前号の続き。
気遣いとキヅカイについて。
例えば、仕事を頼まれるとする。
それが、明らかに自分にはオーバーワークなものであるとする。
頼む方も、重いのがわかってか、やや頼みづらそうである。
それを「やります」と引き受けるあなたに、相手はほっとして感謝をする。
そんなあなたは、立派である。
ただし、この引き受けた瞬間に、誰を思ったかである。
自分の成長を思ったなら、大丈夫。
すべてを自分の責任に帰することで、納得ができる。
相手を気遣ってなら、これは危ない。
途中で起きる嫌なことのすべてを相手の責任に帰することで、不平・不満がの気持ちが高確率で起こる。

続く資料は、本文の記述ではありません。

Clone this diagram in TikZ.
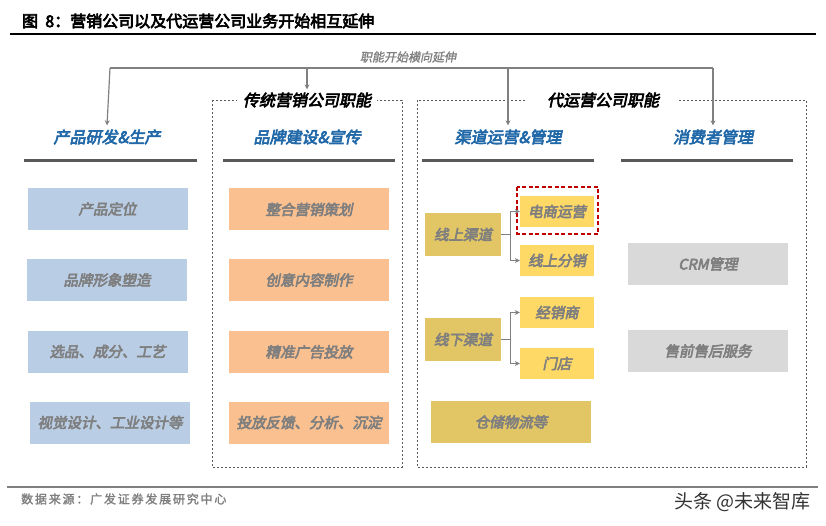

その作業中、頼んだ相手が自分より早く帰ろうとしたとする。
前者なら、何も感じない。
頼んだ相手の行動と、自分が選んで引き受けた仕事とは、無関係だからである。
後者なら、「何であの人が私より先に帰るの?」という思いになる。
結局、「ええかっこしい」は、全てにおいて不満だらけになる。
逆に、人に仕事を頼めない人というのも、思いやりがあるようで、逆である。
自己保身の気持ちが強すぎる。
気を遣っているようで、自分の評価・評判を下げるのが嫌なだけということがある。
または、自分がやった方が早いと思っていることもある。
相手を「信頼」するなら、信じて頼んでみればいいのである。
先の例の逆の立場パターンでいえば、頼む側として、「これは結構仕事として重いだろうな」と思う。
誰に頼むか選ぶ。
この人は、という人に声をかける。
結果、断られたら、仕方無い。
こっちとしても、重いとわかっている。
相手を恨む気持ちなどさらさら起きない。
違う人に頼むか、自分でやるしかない。
選べる。
幸いにも引き受けてくれたら、感謝である。
その時、相手が自分の成長のためと思うかそうでないかは、こちらには選べない。
どう思うかまでの責任はとれない。
それは、100%相手の選択である。
とにかく、感謝をして、あとは自分のできることをするだけである。
気遣いは、日本人の美徳とも言われる一方で、欠点とも言われる。
「自分のため、または自分の都合だ」と自覚しているなら、疲れない。
「相手のせいで犠牲になっている」と感じたら、疲れる。
同じ気遣いでも、本物の気遣いと偽物の「キヅカイ」という、別物が存在する。
だから、美徳か欠点かと混乱するのである。
気遣いも、結局自分のため。
最終的には、エゴである。
そういう自覚がある上でなら、気遣いをどんどんすればいいと思う次第である。